Por ventura, en este mayo de 2021, montada sobre la tecnología de la virtualidad, los celulares y las redes sociales ha llegado una generación de colombianos que participa activamente en la política, que lee, que estudia, que conoce las artimañas de los congresistas para saquear al Estado, que descubre a los falsos líderes, para ponerse ahora al frente de la protesta social más colérica de las últimas décadas en el acontecer colombiano; sin embargo, está pagando un precio invaluable por revertir esta inequidad histórica, está inmolando a la juventud. Porque el derecho del pueblo a la protesta consagrado en la Constitución ante lo que considere injusto por parte de los gobernantes lo está negando el presidente Iván Duque. El pueblo, al organizarse en república alrededor de las leyes decide otorgarle al Estado el uso de las armas para no hacer justicia por mano propia, para que le defienda la vida ante terceros, pero, este gobierno las ha vuelto contra los manifestantes indefensos asesinándolos en las calles que, con sus trabajos, generan el dinero que el Presidente usa para comprar las armas.
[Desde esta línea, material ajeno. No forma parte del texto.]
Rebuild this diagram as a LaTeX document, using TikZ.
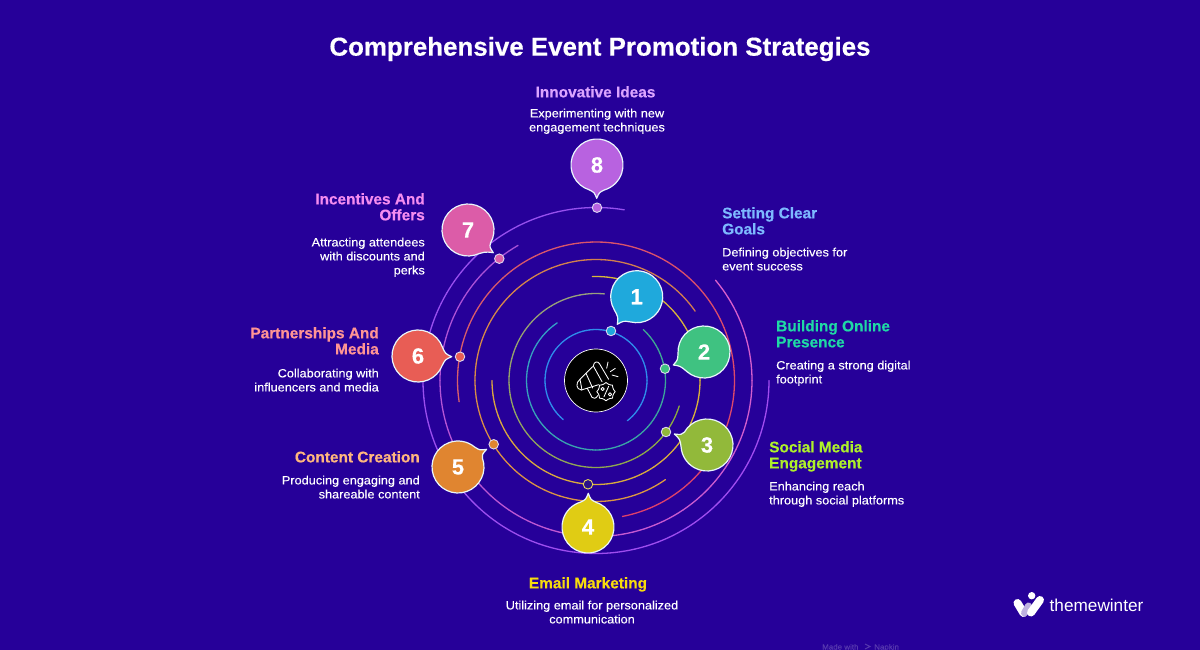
\documentclass[tikz,border=0pt]{standalone}
\usepackage{fontspec}
\setmainfont[FakeStretch=1.06,FakeBold=0.15]{Liberation Sans}
\newfontfamily\hfont[BoldFeatures={FakeBold=0.35}]{Liberation Sans}
\usetikzlibrary{calc}
\definecolor{bgc}{HTML}{260099}
\definecolor{c1}{HTML}{1FA9DC}\definecolor{c2}{HTML}{3FC281}\definecolor{c3}{HTML}{92B93A}\definecolor{c4}{HTML}{E0CC14}
\definecolor{c5}{HTML}{E08530}\definecolor{c6}{HTML}{E85D55}\definecolor{c7}{HTML}{DC5CA8}\definecolor{c8}{HTML}{B862E0}
\definecolor{h1}{HTML}{7DB9FF}\definecolor{h2}{HTML}{1FD9A5}\definecolor{h3}{HTML}{AEF02A}\definecolor{h4}{HTML}{F7DC0C}
\definecolor{h5}{HTML}{FFB67E}\definecolor{h6}{HTML}{FF9494}\definecolor{h7}{HTML}{F58CF0}\definecolor{h8}{HTML}{DBA4FF}
\tikzset{
  head/.style={inner sep=0pt,font=\hfont\fontsize{15.4}{16}\selectfont\bfseries},
  desc/.style={inner sep=0pt,text=white,font=\fontsize{12}{14}\selectfont},
  ringline/.style={line width=1.3pt,line cap=round},
  dotmark/.style={circle,draw=white!85!bgc,line width=0.9pt,minimum size=9.5pt,inner sep=0pt},
  bubble/.style={draw=white!90!c1,line width=1.2pt,line join=round},
  bubnum/.style={inner sep=0pt,text=white,font=\hfont\fontsize{22}{24}\selectfont\bfseries},
  iconline/.style={draw=white,line width=0.85pt,line cap=round,line join=round},
}
% radius, start, end (angles measured visually, counter-clockwise), colours
\newcommand\gring[5]{%
  \definecolor{ringA}{HTML}{#4}\definecolor{ringB}{HTML}{#5}%
  \pgfmathtruncatemacro\nseg{max(2,abs(#3-#2)/4)}%
  \foreach \i in {1,...,\nseg}{%
    \pgfmathsetmacro\sa{-(#2+(#3-#2)*((\i-1)/\nseg))}%
    \pgfmathsetmacro\ea{-(#2+(#3-#2)*(\i/\nseg))}%
    \pgfmathtruncatemacro\pc{100*((\i-1)/(\nseg-1))}%
    \draw[ringline,draw=ringB!\pc!ringA] (ctr) ++(\sa:#1) arc[start angle=\sa,end angle=\ea,radius=#1];
  }%
}
% name, cx, cy, tipx, tipy, colour, number, tail offsets on either side of the tip direction
\newcommand\bub[9]{%
  \pgfmathsetmacro\ta{atan2(#5-#3,#4-#2)}%
  \pgfmathsetmacro\tb{\ta+#8}\pgfmathsetmacro\te{\ta+360-#9}%
  \pgfmathsetmacro\ca{\ta-0.3*#9}\pgfmathsetmacro\cb{\ta+0.3*#8}%
  \draw[bubble,fill=#6] (#2,#3) ++(\tb:26) arc[start angle=\tb,end angle=\te,radius=26]
    .. controls ($(#2,#3)+(\ca:27.5)$) .. (#4,#5)
    .. controls ($(#2,#3)+(\cb:27.5)$) .. cycle;
  \node[bubnum] (#1) at (#2,#3) {#7};
}
\begin{document}
\begin{tikzpicture}[x=1pt,y=-1pt]
\fill[bgc] (0,0) rectangle (1200,650);
\useasboundingbox (0,0) rectangle (1200,650);
\coordinate (ctr) at (596,380.5);

\node[inner sep=0pt,text=white,font=\hfont\fontsize{25.9}{30}\selectfont\bfseries] (title) at (600,49) {Comprehensive Event Promotion Strategies};

% rings
\gring{51}{-52}{230}{2E8CEB}{2E8CEB}
\gring{69.5}{47}{-236}{3EA890}{359FC8}
\gring{87}{-17}{-275.5}{8CAA40}{9AA080}
\gring{104}{180}{452}{D9A53F}{D9B83A}
\gring{121}{-55}{-325}{DD9A40}{D07A50}
\gring{138.5}{-79}{188.8}{E0406A}{D8606A}
\gring{156}{40}{-240}{DC60CC}{A850D8}
\gring{173}{0}{-279.4}{A24CF0}{9650EE}

% dots
\definecolor{dk}{HTML}{2A1088}
\node[dotmark,fill=c1] (d1) at (611,331) {};
\node[dotmark,fill=c2] (d2) at (665,368.7) {};
\node[dotmark,fill=c3] (d3) at (666,432) {};
\node[dotmark,fill=dk,draw=c4!70!white] (d4) at (588,484.3) {};
\node[dotmark,fill=c5] (d5) at (493.7,444.3) {};
\node[dotmark,fill=c6] (d6) at (460,356.7) {};
\node[dotmark,fill=c7] (d7) at (499.3,258.7) {};
\node[dotmark,fill=c8] (d8) at (597,207.7) {};

% bubbles
\bub{b1}{636.7}{296.7}{617.3}{324.3}{c1}{1}{24}{21}
\bub{b2}{704}{352}{673.3}{365}{c2}{2}{20}{26}
\bub{b3}{707}{445}{674.3}{434}{c3}{3}{11}{23}
\bub{b4}{588}{527}{588.3}{493.3}{c4}{4}{17}{17}
\bub{b5}{458}{467}{486.7}{449.3}{c5}{5}{12}{19}
\bub{b6}{418}{356}{451.7}{356.7}{c6}{6}{20}{20}
\bub{b7}{468}{230}{493.3}{252.7}{c7}{7}{33}{12}
\bub{b8}{597}{165}{596.7}{198.3}{c8}{8}{17}{17}

% centre icon
\node[circle,fill=black,draw=white,line width=0.7pt,minimum size=63pt,inner sep=0pt] (hub) at (ctr) {};
\begin{scope}[shift={(556,340)},x=0.3333pt,y=-0.3333pt,iconline]
  \draw (112,78) .. controls (113,64) and (126,62) .. (131,72) -- (158,118);
  \draw (112,78) -- (138,125);
  \draw (110,80) -- (72,118);
  \draw (72,118) .. controls (58,128) and (60,148) .. (76,150);
  \draw (76,150) -- (128,134);
  \draw (72,118) -- (78,150);
  \draw (90,100) -- (110,144);
  \draw (94,145) -- (108,172) .. controls (112,178) and (120,176) .. (126,166);
  \draw[fill=black] plot[smooth cycle,domain=0:345,samples=24] ({150+(25+2.5*cos(8*\x))*cos(\x)},{155+(25+2.5*cos(8*\x))*sin(\x)});
  \draw (144,170) -- (158,139);
  \draw (140,147) circle[radius=5];
  \draw (162,163) circle[radius=5];
  \draw (152,85) -- (156,66);
  \draw (163,95) -- (178,85);
  \draw (168,105) -- (186,110);
\end{scope}

% labels
\node[head,text=h1,anchor=north west,align=left] (t1) at (722,207) {Setting Clear\\Goals};
\node[desc,anchor=north west,align=left] (s1) at (722,247.5) {Defining objectives for\\event success};
\node[head,text=h2,anchor=north west,align=left] (t2) at (776,320) {Building Online\\Presence};
\node[desc,anchor=north west,align=left] (s2) at (776,360.5) {Creating a strong digital\\footprint};
\node[head,text=h3,anchor=north west,align=left] (t3) at (769,441) {Social Media\\Engagement};
\node[desc,anchor=north west,align=left] (s3) at (769,481.5) {Enhancing reach\\through social platforms};
\node[head,text=h4,anchor=north,align=center] (t4) at (588,577) {Email Marketing};
\node[desc,anchor=north,align=center] (s4) at (592,600.5) {Utilizing email for personalized\\communication};
\node[head,text=h5,anchor=north east,align=right] (t5) at (420,451) {Content Creation};
\node[desc,anchor=north east,align=right] (s5) at (420,475.5) {Producing engaging and\\shareable content};
\node[head,text=h6,anchor=north east,align=right] (t6) at (379,327) {Partnerships And\\Media};
\node[desc,anchor=north east,align=right] (s6) at (379,368.5) {Collaborating with\\influencers and media};
\node[head,text=h7,anchor=north east,align=right] (t7) at (425,193) {Incentives And\\Offers};
\node[desc,anchor=north east,align=right] (s7) at (425,237.5) {Attracting attendees\\with discounts and\\perks};
\node[head,text=h8,anchor=north,align=center] (t8) at (595.5,86) {Innovative Ideas};
\node[desc,anchor=north,align=center] (s8) at (597,108.5) {Experimenting with new\\engagement techniques};

% logo
\draw[white,line width=8pt,line cap=round] (1017.5,603) -- (1023.5,613);
\draw[white!70!bgc,line width=7pt,line cap=round] (1024.5,613) -- (1028.5,606);
\draw[white,line width=8pt,line cap=round] (1031,612.5) -- (1040,600);
\fill[white] (1031.7,595.7) circle[radius=3.7];
\node[inner sep=0pt,anchor=base west,text=white,font=\hfont\fontsize{17.2}{20}\selectfont] (logo) at (1049.5,611.5) {themewinter};

% watermark
\node[inner sep=0pt,anchor=base west,text=white!22!bgc,font=\fontsize{7.5}{9}\selectfont] (mk1) at (822,649.5) {Made with};
\node[inner sep=0pt,anchor=base west,text=white!22!bgc,font=\fontsize{7.5}{9}\selectfont] (mk2) at (874,649.5) {Napkin};
\draw[white!22!bgc,line width=1pt] (865,644) -- (870,646.5) -- (865,649);
\end{tikzpicture}
\end{document}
Este cambio político en Colombia ante la sevicia con que se comporta el gobierno al impedir con los impuestos que los alimentos le sostengan la vida a la gente, lo está asumiendo los jóvenes que promedian los 20 años de edad; recién salidos de la adolescencia. Sacrificio que inunda de tristeza las casas de los pobres ya desconsoladas por la falta de comida, de educación, de oportunidades de trabajo, de mala salud; más adoloridas ahora al enterrar a los muchachos y muchachas que alegraban los hogares. Ellas y ellos, los infantes ya crecidos, son los que están de pie en la primera línea de las manifestaciones callejeras; en ese campo de guerra que Iván Duque ha convertido el pavimento de las ciudades impidiéndonos saborear este despertar de la conciencia política.
Sobrecoge el alma ver la primera línea de las protestas, son jóvenes de escasos recursos. Sobre esos cuerpos de músculos tiernos pero desnutridos, sobre esos cerebros en la plenitud de su capacidad creativa, sobre esos corazones ardorosos iba a caer el peso de una reforma tributaria a los alimentos, al agua, a la vida. Y, ellos y ellas se han rebelado con furia como corresponde a quien le arrebatan el futuro. Con trapos amarrados en la cabeza que tratan de ocultar sus rostros, con piedras en sus manos, con zapatos rotos, así, enfrentan a los hombres bien protegidos del Esmad, a la policía armada y a los tanques hechos para una guerra contra un ejército extranjero.
Y, las redes se llenaron de la sangre y la muerte de estos cristos que están dando la vida por la libertad de Colombia. Mesías del trópico que desde la frontera de los barrios se protegen con escudos de latas que se han esmerado en pintar –practicando la estética de la revolución-. En el residuo de sus infancias creerán que juegan a la guerra y que podrán salir victoriosos de las garras de un gobierno cruel, despiadado, asesino. Pero no, los manifestantes hablan con la propiedad y la valentía de guerreros de verdad, verdad, entregados místicamente a doblar el acero de la corrupción política que los tiene a ellos y sus familias muriendo día a día. Por lo menos, si hemos de morir que sea revelándonos, no en las casas –dicen- no viendo fútbol, el hipnótico masivo que el gobierno distribuye, el que ya rechazan visceralmente.
Detrás de la muchachada viene otro contingente, el refuerzo que necesitan los ejércitos a punto de sucumbir, en este caso las madres de los jóvenes. Vienen ataviadas humildemente como sus hijos con pañuelos y camisetas, pero, ya sabemos que la guerra se gana con el corazón, no con las armas. Las mujeres vienen a una doble lucha: a proteger a sus hijos y a defender la vida digna.
Esta juventud que ha sido nombrada la Generación cristal porque son emotivos, aparentemente inestables y con poca tolerancia a la frustración defiende sus derechos ciudadanos con el desprecio que les merece una sociedad adulta egoísta, depredadora. Van a la calle armados con un palo en una mano y un celular en la otra grabando entre gritos de dolor y desesperación los ojos reventados, los cuerpos muertos, las sombras que desaparecen a sus compañeros. Es la representación de una comunidad –común unidad-, que se ayuda, se cuida, se ama, que intenta salvar a Colombia de la opresión originaria consciente que el individualismo es el fracaso de la humanidad y que las utopías son posibles. Colombia tiene en la primera línea un cristal de diamante.